Amid the whirlwind of lifestyle brands launched by most major hotel chains over the past couple of years, Wyndham remains focused on its economy and midscale brands to cater to a middle America that travel brands often ignore.
Speaking during Wyndham Worldwide’s third quarter earnings call on Tuesday, CEO Stephen Holmes said the company isn’t as concerned with revenue per available room as it is with room growth.
Travelers who stay in economy hotels believe there are different categories within the economy segment and this growing middle class, projected to be nearly five billion people by 2030, presents great growth potential for the economy hotel space, Wyndham CMO Josh Lesnick told the Skift Global Forum earlier this month.
“We don’t want to say we only want to grow our midscale segments to the detriment of anything else,” Holmes said today during the earnings call. “We are pushing the growth of the midscale brands that we have and we’re pushing development of those brands by bringing in better property. We’ve seen a lot of interest in the Dolce, Tryp and Wingate brands, which all happen to be in the midscale segment.”
“We understand the power and reach of our unique portfolio of 13 brands and see a great opportunity…not only in our upscale and midscale brands but in our economy brands as well.”
Wyndham’s domestic revenue per available room for the third quarter increased 5.1 percent, with its Super 8 and Days Inn economy brands beating and performing on par with the industry, respectively.

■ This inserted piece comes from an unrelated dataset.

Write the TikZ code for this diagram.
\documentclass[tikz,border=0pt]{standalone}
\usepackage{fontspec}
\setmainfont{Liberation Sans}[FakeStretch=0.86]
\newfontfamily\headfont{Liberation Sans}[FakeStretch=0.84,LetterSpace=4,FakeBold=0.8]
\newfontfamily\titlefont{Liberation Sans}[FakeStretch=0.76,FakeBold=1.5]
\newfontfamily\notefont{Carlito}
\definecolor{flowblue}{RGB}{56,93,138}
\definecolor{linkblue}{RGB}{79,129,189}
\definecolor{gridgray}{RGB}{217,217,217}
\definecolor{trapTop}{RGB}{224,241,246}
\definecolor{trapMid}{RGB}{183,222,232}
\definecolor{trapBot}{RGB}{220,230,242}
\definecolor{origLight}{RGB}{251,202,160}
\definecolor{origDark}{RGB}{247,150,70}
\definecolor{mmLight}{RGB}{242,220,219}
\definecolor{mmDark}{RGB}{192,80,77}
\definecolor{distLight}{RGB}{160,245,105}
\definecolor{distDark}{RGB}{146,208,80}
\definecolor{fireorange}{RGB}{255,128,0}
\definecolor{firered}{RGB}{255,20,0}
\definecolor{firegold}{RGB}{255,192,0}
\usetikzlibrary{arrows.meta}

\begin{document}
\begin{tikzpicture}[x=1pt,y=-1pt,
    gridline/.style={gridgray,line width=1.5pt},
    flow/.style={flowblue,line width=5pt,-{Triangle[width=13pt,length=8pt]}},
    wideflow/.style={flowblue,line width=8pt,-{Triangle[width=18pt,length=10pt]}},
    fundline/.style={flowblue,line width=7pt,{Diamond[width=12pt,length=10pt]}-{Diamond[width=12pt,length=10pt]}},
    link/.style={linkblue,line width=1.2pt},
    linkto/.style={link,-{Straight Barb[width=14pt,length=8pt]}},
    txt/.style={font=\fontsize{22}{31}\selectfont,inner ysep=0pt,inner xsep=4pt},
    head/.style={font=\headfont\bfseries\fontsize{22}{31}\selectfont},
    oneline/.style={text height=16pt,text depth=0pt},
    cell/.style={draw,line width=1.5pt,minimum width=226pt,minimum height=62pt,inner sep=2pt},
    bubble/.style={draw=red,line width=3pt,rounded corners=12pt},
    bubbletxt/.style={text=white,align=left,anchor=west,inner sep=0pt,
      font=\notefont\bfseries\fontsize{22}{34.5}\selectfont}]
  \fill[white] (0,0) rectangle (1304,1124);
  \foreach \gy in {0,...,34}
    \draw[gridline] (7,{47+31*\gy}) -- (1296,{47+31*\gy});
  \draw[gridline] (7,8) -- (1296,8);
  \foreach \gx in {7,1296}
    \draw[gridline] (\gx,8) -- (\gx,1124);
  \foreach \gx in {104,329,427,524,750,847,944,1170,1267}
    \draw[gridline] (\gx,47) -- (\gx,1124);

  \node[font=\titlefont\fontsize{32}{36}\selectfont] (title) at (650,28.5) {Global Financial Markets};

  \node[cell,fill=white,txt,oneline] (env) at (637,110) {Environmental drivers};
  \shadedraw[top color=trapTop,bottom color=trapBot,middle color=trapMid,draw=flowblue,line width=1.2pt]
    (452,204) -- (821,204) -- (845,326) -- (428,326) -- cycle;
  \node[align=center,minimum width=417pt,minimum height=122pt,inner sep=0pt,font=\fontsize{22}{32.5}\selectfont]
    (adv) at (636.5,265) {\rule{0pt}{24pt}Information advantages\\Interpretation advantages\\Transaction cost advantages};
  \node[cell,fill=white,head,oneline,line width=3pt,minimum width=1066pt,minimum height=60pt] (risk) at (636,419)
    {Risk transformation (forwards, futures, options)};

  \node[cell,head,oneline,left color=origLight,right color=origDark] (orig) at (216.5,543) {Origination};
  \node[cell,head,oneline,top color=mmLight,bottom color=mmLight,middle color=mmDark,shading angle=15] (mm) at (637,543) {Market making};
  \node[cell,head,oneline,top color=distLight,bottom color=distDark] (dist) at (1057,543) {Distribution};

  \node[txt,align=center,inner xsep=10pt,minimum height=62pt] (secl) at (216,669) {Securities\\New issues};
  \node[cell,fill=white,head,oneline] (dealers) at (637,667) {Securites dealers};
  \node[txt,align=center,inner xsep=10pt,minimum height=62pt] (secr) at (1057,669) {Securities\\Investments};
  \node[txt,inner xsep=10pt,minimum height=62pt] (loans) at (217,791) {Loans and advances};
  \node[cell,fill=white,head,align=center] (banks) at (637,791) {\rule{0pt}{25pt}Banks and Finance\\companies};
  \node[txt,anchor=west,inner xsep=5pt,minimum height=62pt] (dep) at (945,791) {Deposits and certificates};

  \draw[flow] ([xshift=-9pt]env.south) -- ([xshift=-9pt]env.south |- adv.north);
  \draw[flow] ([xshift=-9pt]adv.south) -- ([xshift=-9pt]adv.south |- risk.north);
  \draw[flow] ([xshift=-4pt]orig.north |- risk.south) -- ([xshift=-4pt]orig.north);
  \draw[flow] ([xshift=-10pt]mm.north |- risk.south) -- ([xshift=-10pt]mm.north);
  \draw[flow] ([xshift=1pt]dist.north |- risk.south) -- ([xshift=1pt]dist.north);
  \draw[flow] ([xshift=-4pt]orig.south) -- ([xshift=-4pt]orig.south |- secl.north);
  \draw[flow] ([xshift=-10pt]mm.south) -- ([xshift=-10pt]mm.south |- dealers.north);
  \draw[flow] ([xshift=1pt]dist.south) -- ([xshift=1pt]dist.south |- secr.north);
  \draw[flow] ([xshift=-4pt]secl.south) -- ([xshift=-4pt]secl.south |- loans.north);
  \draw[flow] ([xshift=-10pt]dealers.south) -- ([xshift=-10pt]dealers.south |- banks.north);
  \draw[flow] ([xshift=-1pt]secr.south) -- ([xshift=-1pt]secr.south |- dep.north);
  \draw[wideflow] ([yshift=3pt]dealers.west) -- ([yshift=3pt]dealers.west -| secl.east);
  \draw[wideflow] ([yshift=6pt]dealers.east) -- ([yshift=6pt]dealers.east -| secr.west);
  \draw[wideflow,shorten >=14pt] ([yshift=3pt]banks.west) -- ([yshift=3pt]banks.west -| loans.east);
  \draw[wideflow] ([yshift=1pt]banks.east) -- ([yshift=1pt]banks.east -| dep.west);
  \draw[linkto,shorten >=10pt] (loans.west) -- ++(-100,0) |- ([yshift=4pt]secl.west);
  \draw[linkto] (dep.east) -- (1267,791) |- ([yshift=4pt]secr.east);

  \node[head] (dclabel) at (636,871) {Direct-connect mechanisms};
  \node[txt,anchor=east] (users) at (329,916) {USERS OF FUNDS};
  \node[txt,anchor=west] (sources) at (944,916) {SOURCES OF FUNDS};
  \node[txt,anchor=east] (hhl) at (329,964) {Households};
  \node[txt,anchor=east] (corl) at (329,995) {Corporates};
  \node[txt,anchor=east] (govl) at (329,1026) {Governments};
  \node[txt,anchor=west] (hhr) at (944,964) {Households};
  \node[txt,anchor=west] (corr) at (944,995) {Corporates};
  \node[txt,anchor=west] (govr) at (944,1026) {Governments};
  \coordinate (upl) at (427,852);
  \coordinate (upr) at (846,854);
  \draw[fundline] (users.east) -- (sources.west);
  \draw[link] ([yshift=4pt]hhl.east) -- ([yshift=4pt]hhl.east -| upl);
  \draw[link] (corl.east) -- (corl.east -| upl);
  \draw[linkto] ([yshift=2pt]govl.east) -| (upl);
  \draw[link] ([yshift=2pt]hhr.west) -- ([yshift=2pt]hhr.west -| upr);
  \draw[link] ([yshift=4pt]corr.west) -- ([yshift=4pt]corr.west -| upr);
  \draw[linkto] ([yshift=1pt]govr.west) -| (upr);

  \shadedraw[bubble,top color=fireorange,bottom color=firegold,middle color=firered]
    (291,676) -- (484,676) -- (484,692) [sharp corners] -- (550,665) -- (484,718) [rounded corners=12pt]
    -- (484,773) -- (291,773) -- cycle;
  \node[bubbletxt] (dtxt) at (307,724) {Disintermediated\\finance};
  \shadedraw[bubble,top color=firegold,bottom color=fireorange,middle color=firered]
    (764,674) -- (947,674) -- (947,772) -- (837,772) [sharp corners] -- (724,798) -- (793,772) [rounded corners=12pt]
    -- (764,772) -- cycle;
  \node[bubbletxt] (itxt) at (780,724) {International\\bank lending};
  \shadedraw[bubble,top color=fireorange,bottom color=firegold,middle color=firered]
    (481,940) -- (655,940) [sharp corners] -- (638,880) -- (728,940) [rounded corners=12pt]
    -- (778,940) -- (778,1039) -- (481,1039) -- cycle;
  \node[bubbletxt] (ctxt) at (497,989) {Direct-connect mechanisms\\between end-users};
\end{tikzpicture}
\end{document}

Its Wingate, Hawthorn and Ramada midscale brands showed more than 7% growth year-over-year for the quarter.
Hilton Worldwide is another major chain eyeing the midscale segment, with CEO Chris Nassetta pointing earlier this year to the launch of a midscale brand and in July announcing that it would arrive in early 2016.
Coming off Wyndham’s acquisition of Dolce Hotels and Resorts earlier this year, Holmes was asked about his acquisition strategy heading into 2016.
“I’m always thinking about expanding our hotel business through acquisitions,” said Holmes. “But we won’t chase growth for the sake of going into a segment. We’re going to do deals like Dolce and Tryp that make sense. These weren’t huge deals but they were great deals for us and we’re seeing the benefit of those going forward.”